Artful addition
Kimbell Art Museum says 'oui' to major new painting of French Riviera

The Kimbell Art Museum imports Mediterranean beauty to Fort Worth with its newest addition: a mural-sized painting by Pierre Bonnard, one of the most admired artists of the 20th century. Landscape at Le Cannet, the first work by Bonnard to enter the museum’s collection, was painted in 1928 and depicts the vibrant, sun-drenched landscape surrounding the artist’s villa near Cannes, in the south of France.
The Kimbell announced the acquisition on August 30, and it goes on display in the museum's Kahn building on August 31. The museum did not disclose the purchase price, although a recent Wall Street Journal article reports that a 1923 Bonnard landscape The Terrace at Vernon sold at a 2011 Christie’s auction in London for $11.6 million, "well over its pre-sale estimate of $4.8 million-$6.4 million and Bonnard’s record at auction."
Those who have spent time on the French Riviera will recognize the brilliant colors of the Cote d’Azur in the painting — especially since the larger-than-life canvas stands about 9 feet wide.
“In Landscape at Le Cannet, Bonnard portrays the landscape around his villa as an earthly paradise, with human beings in harmony with nature,” says museum director Eric M. Lee in a release. “The painting, with its intense Mediterranean light and color, will look spectacular in the Texas light of the Kimbell.”
The painting is first recorded hanging on the wall in Bonnard’s Paris apartment in 1930, the museum says. His friend Édouard Vuillard painted a portrait there of Bonnard’s city studio, showing the artist looking intently at Landscape at Le Cannet.
Bonnard was born in a suburb of Paris suburb in 1867; he began his career studying law but soon left to pursue art at the Académie Julian in Paris. He was inspired early on by artist Paul Gauguin, and Bonnard's late works inspired Mark Rothko, the ultimate colorist of the abstract age, the Kimbell says.
Bonnard often painted scenes of daily life, centering on his own family — especially his wife, Marthe. His landscapes often depict joy his garden at Vernon in Normandy and his house at Le Cannet. He died at his beloved cottage in 1947.

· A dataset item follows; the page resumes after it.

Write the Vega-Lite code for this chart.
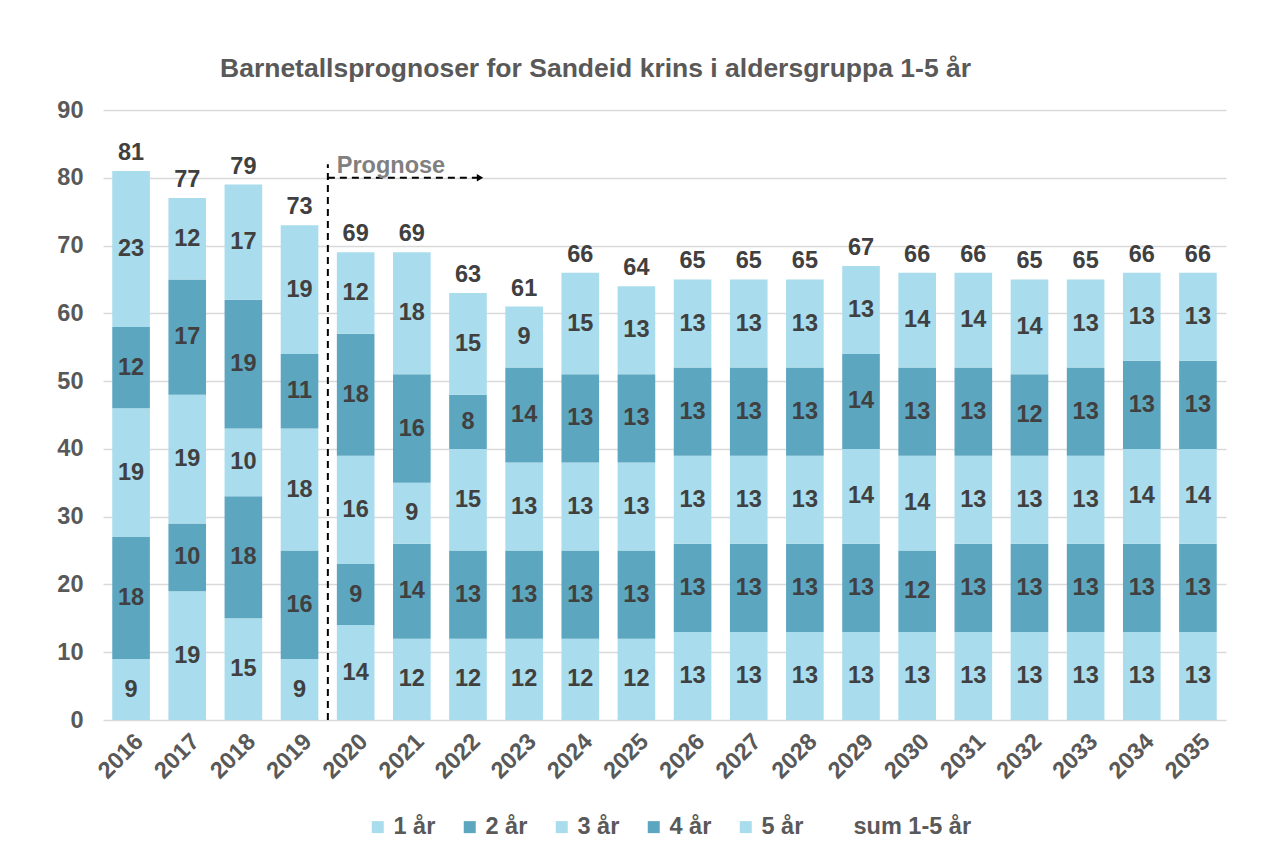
{
  "$schema": "https://vega.github.io/schema/vega-lite/v6.json",
  "width": 1123,
  "height": 610,
  "autosize": {"type": "none"},
  "padding": {"left": 103, "top": 110, "right": 58, "bottom": 125},
  "background": "white",
  "config": {"font": "Liberation Sans", "view": {"stroke": null}},
  "title": {
    "text": "Barnetallsprognoser for Sandeid krins i aldersgruppa 1-5 år",
    "anchor": "start",
    "frame": "group",
    "dx": 117,
    "fontSize": 26.5,
    "fontWeight": "bold",
    "color": "#595959",
    "offset": 16
  },
  "datasets": {
    "kids": [
      {"year": "2016", "age": "1 år", "idx": 1, "value": 9},
      {"year": "2016", "age": "2 år", "idx": 2, "value": 18},
      {"year": "2016", "age": "3 år", "idx": 3, "value": 19},
      {"year": "2016", "age": "4 år", "idx": 4, "value": 12},
      {"year": "2016", "age": "5 år", "idx": 5, "value": 23},
      {"year": "2017", "age": "1 år", "idx": 1, "value": 19},
      {"year": "2017", "age": "2 år", "idx": 2, "value": 10},
      {"year": "2017", "age": "3 år", "idx": 3, "value": 19},
      {"year": "2017", "age": "4 år", "idx": 4, "value": 17},
      {"year": "2017", "age": "5 år", "idx": 5, "value": 12},
      {"year": "2018", "age": "1 år", "idx": 1, "value": 15},
      {"year": "2018", "age": "2 år", "idx": 2, "value": 18},
      {"year": "2018", "age": "3 år", "idx": 3, "value": 10},
      {"year": "2018", "age": "4 år", "idx": 4, "value": 19},
      {"year": "2018", "age": "5 år", "idx": 5, "value": 17},
      {"year": "2019", "age": "1 år", "idx": 1, "value": 9},
      {"year": "2019", "age": "2 år", "idx": 2, "value": 16},
      {"year": "2019", "age": "3 år", "idx": 3, "value": 18},
      {"year": "2019", "age": "4 år", "idx": 4, "value": 11},
      {"year": "2019", "age": "5 år", "idx": 5, "value": 19},
      {"year": "2020", "age": "1 år", "idx": 1, "value": 14},
      {"year": "2020", "age": "2 år", "idx": 2, "value": 9},
      {"year": "2020", "age": "3 år", "idx": 3, "value": 16},
      {"year": "2020", "age": "4 år", "idx": 4, "value": 18},
      {"year": "2020", "age": "5 år", "idx": 5, "value": 12},
      {"year": "2021", "age": "1 år", "idx": 1, "value": 12},
      {"year": "2021", "age": "2 år", "idx": 2, "value": 14},
      {"year": "2021", "age": "3 år", "idx": 3, "value": 9},
      {"year": "2021", "age": "4 år", "idx": 4, "value": 16},
      {"year": "2021", "age": "5 år", "idx": 5, "value": 18},
      {"year": "2022", "age": "1 år", "idx": 1, "value": 12},
      {"year": "2022", "age": "2 år", "idx": 2, "value": 13},
      {"year": "2022", "age": "3 år", "idx": 3, "value": 15},
      {"year": "2022", "age": "4 år", "idx": 4, "value": 8},
      {"year": "2022", "age": "5 år", "idx": 5, "value": 15},
      {"year": "2023", "age": "1 år", "idx": 1, "value": 12},
      {"year": "2023", "age": "2 år", "idx": 2, "value": 13},
      {"year": "2023", "age": "3 år", "idx": 3, "value": 13},
      {"year": "2023", "age": "4 år", "idx": 4, "value": 14},
      {"year": "2023", "age": "5 år", "idx": 5, "value": 9},
      {"year": "2024", "age": "1 år", "idx": 1, "value": 12},
      {"year": "2024", "age": "2 år", "idx": 2, "value": 13},
      {"year": "2024", "age": "3 år", "idx": 3, "value": 13},
      {"year": "2024", "age": "4 år", "idx": 4, "value": 13},
      {"year": "2024", "age": "5 år", "idx": 5, "value": 15},
      {"year": "2025", "age": "1 år", "idx": 1, "value": 12},
      {"year": "2025", "age": "2 år", "idx": 2, "value": 13},
      {"year": "2025", "age": "3 år", "idx": 3, "value": 13},
      {"year": "2025", "age": "4 år", "idx": 4, "value": 13},
      {"year": "2025", "age": "5 år", "idx": 5, "value": 13},
      {"year": "2026", "age": "1 år", "idx": 1, "value": 13},
      {"year": "2026", "age": "2 år", "idx": 2, "value": 13},
      {"year": "2026", "age": "3 år", "idx": 3, "value": 13},
      {"year": "2026", "age": "4 år", "idx": 4, "value": 13},
      {"year": "2026", "age": "5 år", "idx": 5, "value": 13},
      {"year": "2027", "age": "1 år", "idx": 1, "value": 13},
      {"year": "2027", "age": "2 år", "idx": 2, "value": 13},
      {"year": "2027", "age": "3 år", "idx": 3, "value": 13},
      {"year": "2027", "age": "4 år", "idx": 4, "value": 13},
      {"year": "2027", "age": "5 år", "idx": 5, "value": 13},
      {"year": "2028", "age": "1 år", "idx": 1, "value": 13},
      {"year": "2028", "age": "2 år", "idx": 2, "value": 13},
      {"year": "2028", "age": "3 år", "idx": 3, "value": 13},
      {"year": "2028", "age": "4 år", "idx": 4, "value": 13},
      {"year": "2028", "age": "5 år", "idx": 5, "value": 13},
      {"year": "2029", "age": "1 år", "idx": 1, "value": 13},
      {"year": "2029", "age": "2 år", "idx": 2, "value": 13},
      {"year": "2029", "age": "3 år", "idx": 3, "value": 14},
      {"year": "2029", "age": "4 år", "idx": 4, "value": 14},
      {"year": "2029", "age": "5 år", "idx": 5, "value": 13},
      {"year": "2030", "age": "1 år", "idx": 1, "value": 13},
      {"year": "2030", "age": "2 år", "idx": 2, "value": 12},
      {"year": "2030", "age": "3 år", "idx": 3, "value": 14},
      {"year": "2030", "age": "4 år", "idx": 4, "value": 13},
      {"year": "2030", "age": "5 år", "idx": 5, "value": 14},
      {"year": "2031", "age": "1 år", "idx": 1, "value": 13},
      {"year": "2031", "age": "2 år", "idx": 2, "value": 13},
      {"year": "2031", "age": "3 år", "idx": 3, "value": 13},
      {"year": "2031", "age": "4 år", "idx": 4, "value": 13},
      {"year": "2031", "age": "5 år", "idx": 5, "value": 14},
      {"year": "2032", "age": "1 år", "idx": 1, "value": 13},
      {"year": "2032", "age": "2 år", "idx": 2, "value": 13},
      {"year": "2032", "age": "3 år", "idx": 3, "value": 13},
      {"year": "2032", "age": "4 år", "idx": 4, "value": 12},
      {"year": "2032", "age": "5 år", "idx": 5, "value": 14},
      {"year": "2033", "age": "1 år", "idx": 1, "value": 13},
      {"year": "2033", "age": "2 år", "idx": 2, "value": 13},
      {"year": "2033", "age": "3 år", "idx": 3, "value": 13},
      {"year": "2033", "age": "4 år", "idx": 4, "value": 13},
      {"year": "2033", "age": "5 år", "idx": 5, "value": 13},
      {"year": "2034", "age": "1 år", "idx": 1, "value": 13},
      {"year": "2034", "age": "2 år", "idx": 2, "value": 13},
      {"year": "2034", "age": "3 år", "idx": 3, "value": 14},
      {"year": "2034", "age": "4 år", "idx": 4, "value": 13},
      {"year": "2034", "age": "5 år", "idx": 5, "value": 13},
      {"year": "2035", "age": "1 år", "idx": 1, "value": 13},
      {"year": "2035", "age": "2 år", "idx": 2, "value": 13},
      {"year": "2035", "age": "3 år", "idx": 3, "value": 14},
      {"year": "2035", "age": "4 år", "idx": 4, "value": 13},
      {"year": "2035", "age": "5 år", "idx": 5, "value": 13}
    ],
    "vline": [{"year": "2019", "ylo": 0, "yhi": 82}],
    "hline": [{"year": "2019", "year_end": "2022", "y": 80}],
    "arrow": [{"year": "2022", "y": 80}],
    "label": [{"year": "2019", "y": 80, "text": "Prognose"}]
  },
  "encoding": {
    "x": {
      "field": "year",
      "type": "ordinal",
      "scale": {"paddingInner": 0.33, "paddingOuter": 0.165},
      "axis": {
        "title": null,
        "labelAngle": -45,
        "labelFontSize": 23.5,
        "labelFontWeight": "bold",
        "labelColor": "#595959",
        "labelPadding": 9,
        "domain": false,
        "ticks": false
      }
    }
  },
  "layer": [
    {
      "data": {"name": "kids"},
      "mark": {"type": "bar"},
      "encoding": {
        "y": {
          "field": "value",
          "type": "quantitative",
          "stack": "zero",
          "scale": {"domain": [0, 90], "nice": false},
          "axis": {
            "title": null,
            "values": [0, 10, 20, 30, 40, 50, 60, 70, 80, 90],
            "grid": true,
            "gridColor": "#d9d9d9",
            "gridWidth": 1.3,
            "domain": false,
            "ticks": false,
            "labelFontSize": 23.5,
            "labelFontWeight": "bold",
            "labelColor": "#595959",
            "labelPadding": 20
          }
        },
        "color": {
          "field": "age",
          "type": "nominal",
          "scale": {
            "domain": ["1 år", "2 år", "3 år", "4 år", "5 år", "sum 1-5 år"],
            "range": ["#A9DCEC", "#5DA6C0", "#A9DCEC", "#5DA6C0", "#A9DCEC", "rgba(255,255,255,0)"]
          },
          "legend": {
            "orient": "none",
            "legendX": 263,
            "legendY": 705,
            "direction": "horizontal",
            "title": null,
            "symbolType": "square",
            "symbolSize": 144,
            "symbolStrokeWidth": 0,
            "labelFontSize": 23.5,
            "labelFontWeight": "bold",
            "labelColor": "#595959",
            "labelOffset": 4,
            "columnPadding": 22,
            "padding": 0
          }
        },
        "order": {"field": "idx", "type": "quantitative", "sort": "ascending"}
      }
    },
    {
      "data": {"name": "kids"},
      "mark": {"type": "text", "fontSize": 23.5, "fontWeight": "bold", "color": "#404040", "baseline": "middle"},
      "encoding": {
        "y": {"field": "value", "type": "quantitative", "stack": "zero", "bandPosition": 0.5},
        "detail": {"field": "age"},
        "order": {"field": "idx", "type": "quantitative", "sort": "ascending"},
        "text": {"field": "value", "type": "quantitative"}
      }
    },
    {
      "data": {"name": "kids"},
      "transform": [{"aggregate": [{"op": "sum", "field": "value", "as": "total"}], "groupby": ["year"]}],
      "mark": {"type": "text", "fontSize": 23.5, "fontWeight": "bold", "color": "#404040", "baseline": "alphabetic", "dy": -11},
      "encoding": {
        "y": {"field": "total", "type": "quantitative"},
        "text": {"field": "total", "type": "quantitative"}
      }
    },
    {
      "data": {"name": "vline"},
      "mark": {"type": "rule", "color": "black", "strokeWidth": 2, "strokeDash": [7, 5]},
      "encoding": {
        "x": {"field": "year", "type": "ordinal", "bandPosition": 1.253},
        "y": {"field": "ylo", "type": "quantitative"},
        "y2": {"field": "yhi"}
      }
    },
    {
      "data": {"name": "hline"},
      "mark": {"type": "rule", "color": "black", "strokeWidth": 2, "strokeDash": [7, 5]},
      "encoding": {
        "x": {"field": "year", "type": "ordinal", "bandPosition": 1.253},
        "x2": {"field": "year_end", "bandPosition": 0.8},
        "y": {"field": "y", "type": "quantitative"}
      }
    },
    {
      "data": {"name": "arrow"},
      "mark": {"type": "point", "shape": "triangle-right", "filled": true, "color": "black", "size": 55, "opacity": 1},
      "encoding": {
        "x": {"field": "year", "type": "ordinal", "bandPosition": 0.82},
        "y": {"field": "y", "type": "quantitative"}
      }
    },
    {
      "data": {"name": "label"},
      "mark": {"type": "text", "fontSize": 23.5, "fontWeight": "bold", "color": "#808080", "align": "left", "baseline": "alphabetic", "dy": -5},
      "encoding": {
        "x": {"field": "year", "type": "ordinal", "bandPosition": 1.49},
        "y": {"field": "y", "type": "quantitative"},
        "text": {"field": "text"}
      }
    }
  ]
}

The Kimbell describes Landscape at Le Cannet with this detail:
"(It) is the most ambitious depiction of the world that was the central setting in Bonnard’s art for the final decades of his life. Taking a position on the hill above his home, which he had christened 'Le Bosquet' for the grove of trees that surrounded it, Bonnard looked to the west, toward the Esterel mountains. The roof of Le Bosquet, near the tree at center of the composition, gives a sense of Bonnard’s personal scale in the context of the panorama; the two hillocks in the foreground fall towards the pathway that borders the rear of Bonnard’s property, where a girl and her dog can be seen passing by. Bonnard places himself in the right foreground, beside a pair of goats; a cow stands among spiky plants at the other side of the canvas. The whole composition is suffused with warm light and with a rainbow-like array of colors, from reds and oranges through the dominant yellow hue to shades of green, blue and violet."
The Kimbell Art Foundation purchased the painting in honor of Kay Fortson, its president from 1975 through 2017. Admission to the museum's permanent galleries, where the work will be displayed, is free.